Should Victim Impact Videos Be Allowed?
The Supreme Court declined to accept two death penalty cases in which the juries were shown victim impact videos before sentencing. Under old guidance, the Court allows evidence which provides the jury with “a quick glimpse of the life” of the victim and demonstrates “the loss to the victim’s family and to society.” However, such evidence cannot be prejudicial under the Fourteenth Amendment.
The victim impact videos in these cases were emotional photo montages, one of them set to Enya. The Cal Supreme Court held that they were not unduly emotional and did not call for vengeance and were thus permissible under the Fourteenth Amendment.
Justice Stevens used the denial as an opportunity to recycle his opposition to the death penalty (PDF). However, Justice Breyer’s dissent from the denial (PDF) presents a more interesting question.
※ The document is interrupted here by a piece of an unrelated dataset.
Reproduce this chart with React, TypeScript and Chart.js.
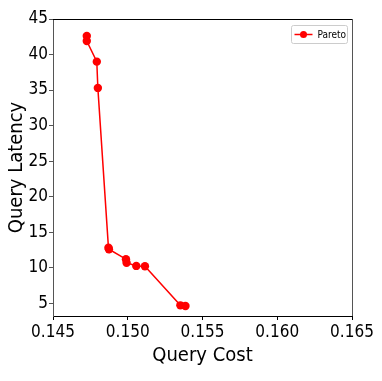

Breyer writes:
This Court has made clear that “any decision to impose the death sentence” must “be, and appear to be, based on reason rather than caprice or emotion.” A review of the film itself, http://www.supremecourtus.gov/opinions/video/kelly_v_california.html, along with the sources to which JUSTICE STEVENS refers, makes clear that the due process problem of disproportionately powerful emotion is a serious one.
You can download the video from the Court’s website at the link provided by Justice Breyer’s clerks above or view it on YouTube here (part 1) and here (part 2). It’s twenty minutes long, but a brief glimpse will give you the gist.
So here are my questions:
Should the decision to impose the death penalty be based on reason rather than emotion?
If yes, do victim impact statements aid that purpose?
And in this particular case, did the video aid that purpose?